Monday, September 25, 2006

Opening the Gates

As much as parents would like to keep the gates locked and their children safely inside, that will keep their children safe. There comes a time when we have to let them go out on their own. That is not to say that we should merely open the gates and push them out to fend for themselves. It is parents responsibility to provide the necessary safety training.

Safety applies to the Internet as well as crossing the street and not taking candy from strangers. It is important to teach them about the potential dangers on the Internet, particularly if they are going to be visiting sites like
MySpace. In the event you have been living under a rock, the least of the issues being "Adware Spreads Through Myspace", where
"groups of websites that entice MySpace users into placing videos onto their profile pages (under the guise of 'free content'), without disclosing a key piece of information that might make them think twice. When someone visits one of these profiles carrying the video, a DRM acquisition box pops up and attempts to install Zango adware."
There is a lot more on Zango. You can find links to many of the articles at Certified Bug. For parents, however, adware is the least of their worries. As reported by Reuters in "MySpace, Seventeen launch parents education plan"
"In September, a 40-year-old Utah man was charged with attempting to lure a 13-year old girl on MySpace to have sex with him in New York.

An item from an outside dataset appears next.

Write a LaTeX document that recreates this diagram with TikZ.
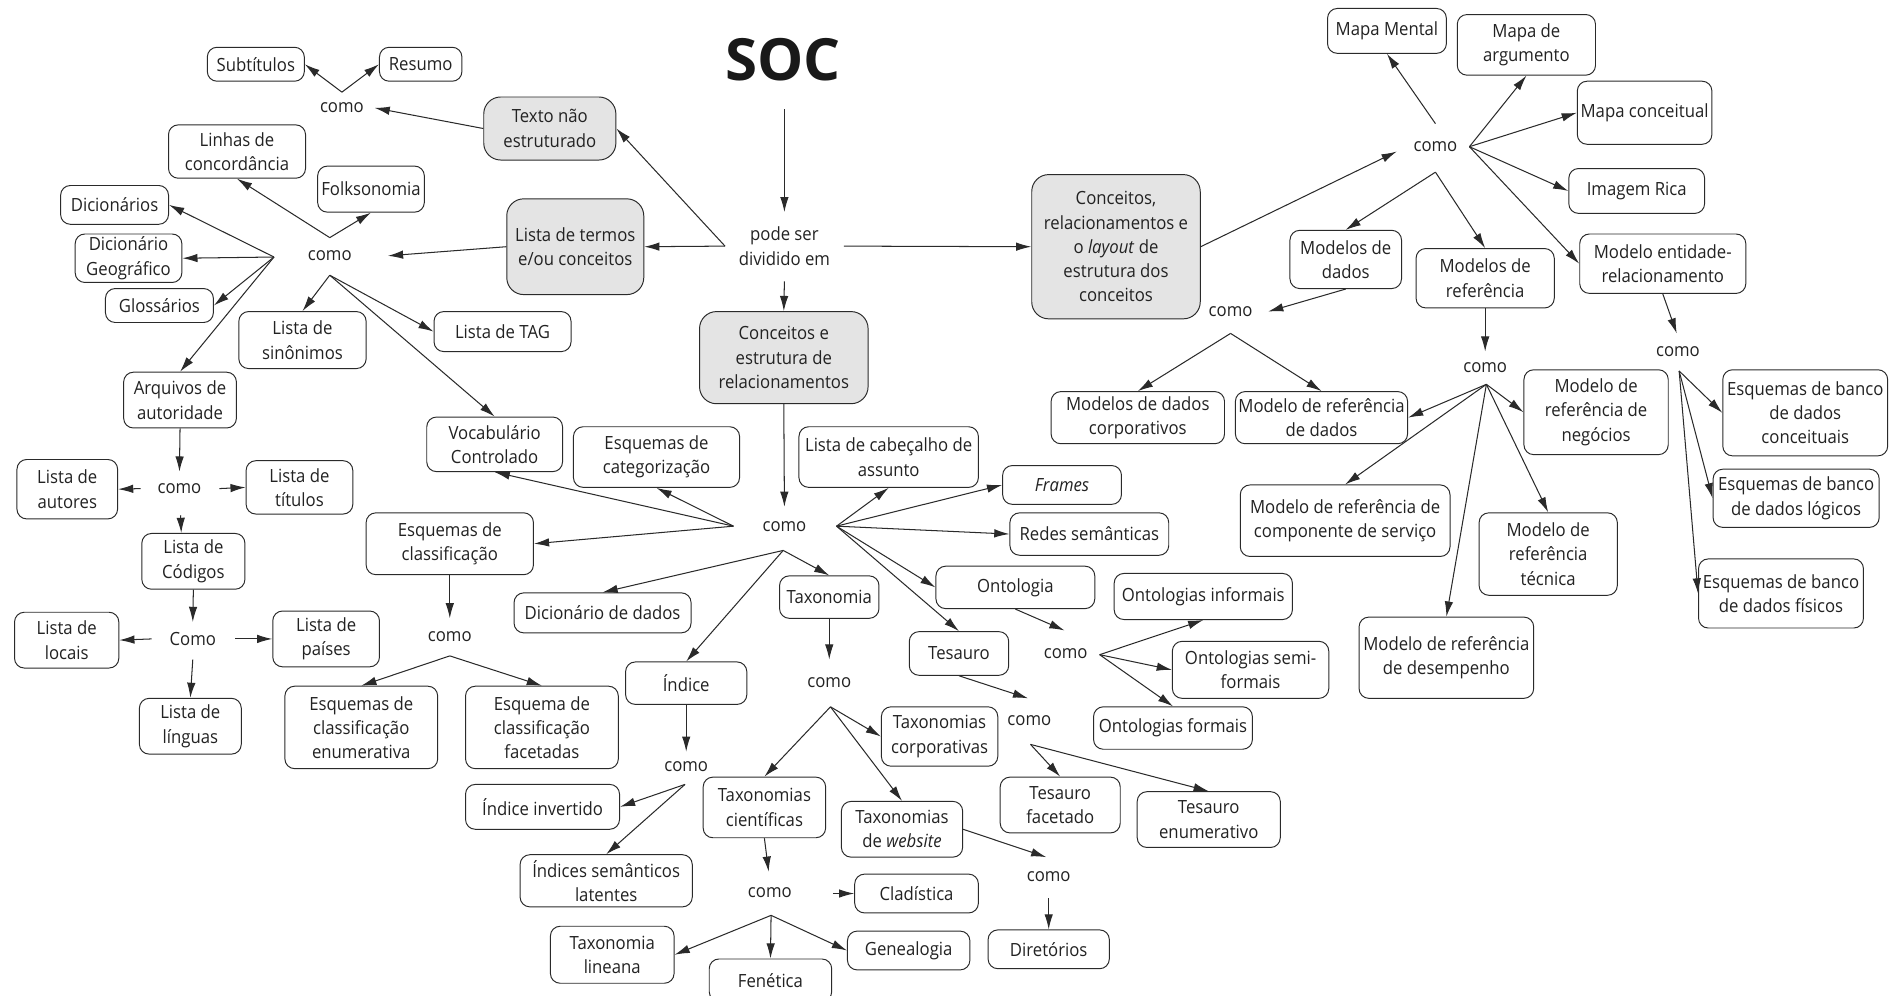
\documentclass[tikz,border=0pt]{standalone}
\usepackage{fontspec}
\setmainfont{Open Sans}[FakeStretch=0.92]
\newfontfamily\titlefont{Open Sans}
\usetikzlibrary{arrows.meta}

\definecolor{ink}{HTML}{222222}
\definecolor{edge}{HTML}{2A2A2A}
\definecolor{shade}{HTML}{E4E4E4}

\tikzset{
  txt/.style={font=\fontsize{15}{20}\selectfont, text=ink},
  bx/.style={txt, draw=edge, line width=0.8pt, rounded corners=8pt,
             align=center, inner sep=2pt, fill=white},
  gbx/.style={bx, fill=shade, rounded corners=14pt},
  sz/.style 2 args={minimum width=#1, minimum height=#2},
  lbl/.style={txt, inner sep=0pt, align=center},
  arr/.style={-{Latex[length=12.5pt,width=7pt]}, line width=0.85pt, draw=edge},
}

\begin{document}
\begin{tikzpicture}[x=1pt,y=-1pt]
\useasboundingbox (0,0) rectangle (1568,821);
\clip (0,0) rectangle (1568,821);

% ---------- title and first split ----------
\node[lbl, font=\titlefont\bfseries\fontsize{48}{50}\selectfont, text=black!90] (soc) at (646,49) {SOC};
\node[lbl] (pode) at (647,203) {pode ser\\dividido em};
\node[gbx, sz={109}{52}]  (texto)  at (453.5,106)  {Texto não\\estruturado};
\node[gbx, sz={113}{79}]  (termos) at (474.5,203.5) {Lista de termos\\e/ou conceitos};
\node[gbx, sz={139}{76}]  (cer)    at (646.5,295)  {Conceitos e\\estrutura de\\relacionamentos};
\node[gbx, sz={139}{119}] (crl)    at (920.5,203.5) {Conceitos,\\relacionamentos e\\o \textit{layout} de\\estrutura dos\\conceitos};

% ---------- left branch ----------
\node[bx, sz={80}{28}]  (subt)    at (211,53)    {Subtítulos};
\node[bx, sz={68}{28}]  (resumo)  at (347,53)    {Resumo};
\node[lbl]              (c1)      at (282,89)    {como};
\node[bx, sz={113}{44}] (linhas)  at (195.5,125) {Linhas de\\concordância};
\node[bx, sz={88}{38}]  (folk)    at (306,156)   {Folksonomia};
\node[bx, sz={89}{32}]  (dic)     at (94.5,169)  {Dicionários};
\node[bx, sz={88}{40}]  (dicgeo)  at (106,213)   {Dicionário\\Geográfico};
\node[bx, sz={89}{28}]  (gloss)   at (131.5,252) {Glossários};
\node[lbl]              (c2)      at (272,211)   {como};
\node[bx, sz={105}{47}] (sinon)   at (249.5,280.5) {Lista de\\sinônimos};
\node[bx, sz={113}{33}] (tag)     at (414.5,273.5) {Lista de TAG};
\node[bx, sz={93}{46}]  (arq)     at (148.5,330) {Arquivos de\\autoridade};
\node[bx, sz={112}{45}] (vocab)   at (408,366.5) {Vocabulário\\Controlado};
\node[lbl]              (c3)      at (148,403)   {como};
\node[bx, sz={83}{49}]  (autores) at (55.5,403.5) {Lista de\\autores};
\node[bx, sz={88}{44}]  (titulos) at (247,402)   {Lista de\\títulos};
\node[bx, sz={85}{46}]  (codigos) at (159.5,463) {Lista de\\Códigos};
\node[lbl]              (c4)      at (159,527)   {Como};
\node[bx, sz={86}{46}]  (locais)  at (55,528)    {Lista de\\locais};
\node[bx, sz={88}{46}]  (paises)  at (269,527)   {Lista de\\países};
\node[bx, sz={84}{46}]  (linguas) at (157,599)   {Lista de\\línguas};

% ---------- central branch ----------
\node[bx, sz={137}{50}] (categ)    at (541.5,377) {Esquemas de\\categorização};
\node[bx, sz={148}{50}] (cabec)    at (733,377)   {Lista de cabeçalho de\\assunto};
\node[lbl]              (c5)       at (647,434)   {como};
\node[bx, sz={138}{51}] (classif)  at (371,448.5) {Esquemas de\\classificação};
\node[lbl]              (c6)       at (371,525)   {como};
\node[bx, sz={126}{68}] (enum)     at (298,600)   {Esquemas de\\classificação\\enumerativa};
\node[bx, sz={126}{68}] (facet)    at (447,600)   {Esquema de\\classificação\\facetadas};
\node[bx, sz={146}{33}] (dicdados) at (497,505.5) {Dicionário de dados};
\node[bx, sz={98}{32}]  (frames)   at (876,400)   {\textit{Frames}};
\node[bx, sz={131}{35}] (redes)    at (898.5,440.5) {Redes semânticas};
\node[bx, sz={82}{35}]  (taxo)     at (684,492.5) {Taxonomia};
\node[bx, sz={131}{35}] (onto)     at (837.5,484.5) {Ontologia};
\node[bx, sz={100}{35}] (indice)   at (566,563.5) {Índice};
\node[bx, sz={82}{36}]  (tesauro)  at (791,539)   {Tesauro};
\node[lbl]              (c7)       at (879,539)   {como};
\node[bx, sz={147}{38}] (ontoinf)  at (992.5,492) {Ontologias informais};
\node[bx, sz={129}{47}] (ontosemi) at (1031.5,552.5) {Ontologias semi-\\formais};
\node[bx, sz={131}{35}] (ontoform) at (967.5,600.5) {Ontologias formais};
\node[lbl]              (c8)       at (684,563)   {como};
\node[lbl]              (c9)       at (849,594)   {como};
\node[lbl]              (c10)      at (566,632)   {como};
\node[bx, sz={96}{49}]  (taxcorp)  at (775,607.5) {Taxonomias\\corporativas};
\node[bx, sz={101}{50}] (taxcien)  at (630.5,666) {Taxonomias\\científicas};
\node[bx, sz={100}{46}] (taxweb)   at (744,684)   {Taxonomias\\de \textit{website}};
\node[bx, sz={99}{46}]  (tesfac)   at (874.5,664) {Tesauro\\facetado};
\node[bx, sz={118}{46}] (tesenum)  at (997,676)   {Tesauro\\enumerativo};
\node[bx, sz={127}{37}] (indinv)   at (447.5,665.5) {Índice invertido};
\node[bx, sz={142}{43}] (indsem)   at (500,726.5) {Índices semânticos\\latentes};
\node[lbl]              (c11)      at (635,736)   {como};
\node[bx, sz={102}{32}] (clad)     at (756,737)   {Cladística};
\node[lbl]              (c12)      at (865,723)   {como};
\node[bx, sz={100}{32}] (diret)    at (865,783)   {Diretórios};
\node[bx, sz={102}{47}] (lineana)  at (505,787.5) {Taxonomia\\lineana};
\node[bx, sz={101}{35}] (fenet)    at (635.5,808.5) {Fenética};
\node[bx, sz={101}{32}] (geneal)   at (749.5,784) {Genealogia};

% ---------- right branch ----------
\node[lbl]              (c13)      at (1184,121)  {como};
\node[bx, sz={98}{37}]  (mapment)  at (1144,25.5) {Mapa Mental};
\node[bx, sz={114}{50}] (mapaarg)  at (1259,37)   {Mapa de\\argumento};
\node[bx, sz={111}{52}] (mapaconc) at (1356.5,93) {Mapa conceitual};
\node[bx, sz={112}{37}] (imagem)   at (1350,157.5) {Imagem Rica};
\node[bx, sz={137}{49}] (mer)      at (1371.5,217.5) {Modelo entidade-\\relacionamento};
\node[bx, sz={92}{48}]  (moddados) at (1110,214)  {Modelos de\\dados};
\node[bx, sz={114}{49}] (modref)   at (1225,229.5) {Modelos de\\referência};
\node[lbl]              (c14)      at (1015,257)  {como};
\node[bx, sz={143}{43}] (mdcorp)   at (938.5,344.5) {Modelos de dados\\corporativos};
\node[bx, sz={142}{43}] (mrdados)  at (1090,344.5) {Modelo de referência\\de dados};
\node[lbl]              (c15)      at (1225,303)  {como};
\node[bx, sz={119}{70}] (mrneg)    at (1316.5,340) {Modelo de\\referência de\\negócios};
\node[bx, sz={173}{59}] (mrcomp)   at (1109.5,429.5) {Modelo de referência de\\componente de serviço};
\node[bx, sz={114}{68}] (mrtec)    at (1277,457)  {Modelo de\\referência\\técnica};
\node[bx, sz={144}{67}] (mrdes)    at (1193,542.5) {Modelo de referência\\de desempenho};
\node[lbl]              (c16)      at (1384,290)  {como};
\node[bx, sz={136}{71}] (ebconc)   at (1489,340.5) {Esquemas de banco\\de dados\\conceituais};
\node[bx, sz={137}{48}] (eblog)    at (1481.5,411) {Esquemas de banco\\de dados lógicos};
\node[bx, sz={136}{57}] (ebfis)    at (1469,489.5) {Esquemas de banco\\de dados físicos};

% ---------- connectors: first split ----------
\draw[arr] ([shift={(1,41)}]soc.center) -- ([shift={(0,-28)}]pode.center);
\draw[arr] ([shift={(-49,0)}]pode.center) -- (texto.east);
\draw[arr] ([shift={(-49,0)}]pode.center) -- (termos.east);
\draw[arr] ([shift={(49,0)}]pode.center) -- (crl.west);
\draw[arr] ([shift={(0,29)}]pode.center) -- (cer.north);

% ---------- connectors: left branch ----------
\draw[arr] (texto.west) -- ([shift={(27,0)}]c1.center);
\foreach \t in {subt.east, resumo.west}
  \draw[arr] ([shift={(0,-13)}]c1.center) -- (\t);
\draw[arr] (termos.west) -- ([shift={(48,0)}]c2.center);
\foreach \t in {dic.east, dicgeo.east, gloss.east, arq.north}
  \draw[arr] ([shift={(-46,1)}]c2.center) -- (\t);
\foreach \t in {linhas.south, folk.south}
  \draw[arr] ([shift={(0,-15)}]c2.center) -- (\t);
\foreach \t in {sinon.north, tag.west, vocab.north}
  \draw[arr] ([shift={(0,16)}]c2.center) -- (\t);
\draw[arr] (arq.south) -- ([shift={(0,-14)}]c3.center);
\draw[arr] ([shift={(-32,0)}]c3.center) -- (autores.east);
\draw[arr] ([shift={(33,0)}]c3.center) -- (titulos.west);
\draw[arr] ([shift={(1,22)}]c3.center) -- ([xshift=-10pt]codigos.north);
\draw[arr] (codigos.south) -- ([shift={(0,-14)}]c4.center);
\draw[arr] ([shift={(-34,0)}]c4.center) -- (locais.east);
\draw[arr] ([shift={(35,0)}]c4.center) -- (paises.west);
\draw[arr] ([shift={(0,17)}]c4.center) -- (linguas.north);

% ---------- connectors: central branch ----------
\draw[arr] (cer.south) -- ([shift={(0,-16)}]c5.center);
\foreach \t in {vocab.south, categ.south, classif.east}
  \draw[arr] ([shift={(-42,0)}]c5.center) -- (\t);
\foreach \t in {dicdados.north, indice.north, taxo.north}
  \draw[arr] ([shift={(-1,20)}]c5.center) -- (\t);
\foreach \t in {cabec.south, frames.west, redes.west, onto.west, tesauro.north}
  \draw[arr] ([shift={(43,0)}]c5.center) -- (\t);
\draw[arr] (classif.south) -- ([shift={(0,-15)}]c6.center);
\foreach \t in {enum.north, facet.north}
  \draw[arr] ([shift={(0,16)}]c6.center) -- (\t);
\draw[arr] (indice.south) -- ([shift={(0,-12)}]c10.center);
\foreach \t in {indinv.east, indsem.north}
  \draw[arr] ([shift={(-1,15)}]c10.center) -- (\t);
\draw[arr] (taxo.south) -- ([shift={(0,-19)}]c8.center);
\foreach \t in {taxcorp.west, taxcien.north, taxweb.north}
  \draw[arr] ([shift={(1,20)}]c8.center) -- (\t);
\draw[arr] (taxcien.south) -- ([shift={(-1,-17)}]c11.center);
\draw[arr] ([shift={(52,1)}]c11.center) -- (clad.west);
\foreach \t in {lineana.east, fenet.north, geneal.west}
  \draw[arr] ([shift={(1,19)}]c11.center) -- (\t);
\draw[arr] (taxweb.east) -- ([shift={(-2,-16)}]c12.center);
\draw[arr] ([shift={(0,18)}]c12.center) -- (diret.north);
\draw[arr] (onto.south) -- ([shift={(-1,-19)}]c7.center);
\foreach \t in {ontoinf.south, ontosemi.west, ontoform.north}
  \draw[arr] ([shift={(28,1)}]c7.center) -- (\t);
\draw[arr] (tesauro.south) -- ([shift={(-1,-18)}]c9.center);
\foreach \t in {tesfac.north, tesenum.north}
  \draw[arr] ([shift={(1,20)}]c9.center) -- (\t);

% ---------- connectors: right branch ----------
\draw[arr] (crl.east) -- ([shift={(-32,4)}]c13.center);
\draw[arr] ([shift={(0,-19)}]c13.center) -- (mapment.south);
\foreach \t in {mapaarg.south, mapaconc.west, imagem.west, mer.west}
  \draw[arr] ([shift={(28,0)}]c13.center) -- (\t);
\foreach \t in {moddados.north, modref.north}
  \draw[arr] ([shift={(0,21)}]c13.center) -- (\t);
\draw[arr] (moddados.south) -- ([shift={(31,0)}]c14.center);
\foreach \t in {mdcorp.north, mrdados.north}
  \draw[arr] ([shift={(0,18)}]c14.center) -- (\t);
\draw[arr] (modref.south) -- ([shift={(0,-13)}]c15.center);
\foreach \t in {mrdados.east, mrneg.west, mrcomp.north, mrtec.north, mrdes.north}
  \draw[arr] ([shift={(1,14)}]c15.center) -- (\t);
\draw[arr] (mer.south) -- ([shift={(-1,-15)}]c16.center);
\foreach \t in {ebconc.west, eblog.west, ebfis.west}
  \draw[arr] ([shift={(1,16)}]c16.center) -- (\t);
\end{tikzpicture}
\end{document}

The girl's father, who installed software that monitored his daughter's online activity, intervened before the rendezvous occurred, according to reports in local Chicago newspapers."

There may be situations where monitoring a child's activities on the internet is appropriate. I don't, however, see monitoring as a solution. It certainly will not help when your child is at a friend's house or at the public library. Talk to your children and explain what can and has happened to others.

Also indicated in the above-referenced "Reuters" article is notice that MySpace is announcing a partnership with Seventeen magazine, the National School Board Association and the National Association of Independent Schools to provide tips to parents on protecting their children online. The tips are on the site now, although the link is buried on the bottom of the page. In addition to SafetyTips for both parents and children, there are links to websites with more information. There is also a PDF with additional infomation from "Seventeen" for parents.

When my grandgirl became a teen, I included with her birthday wishes a collection of links to parental control and child safety websites. Parents, please teach your children safety on the Internet. Talk to them about what can happen -- and has happened -- to other children. When you open that gate, make sure they are prepared to cross the Internet highway alone.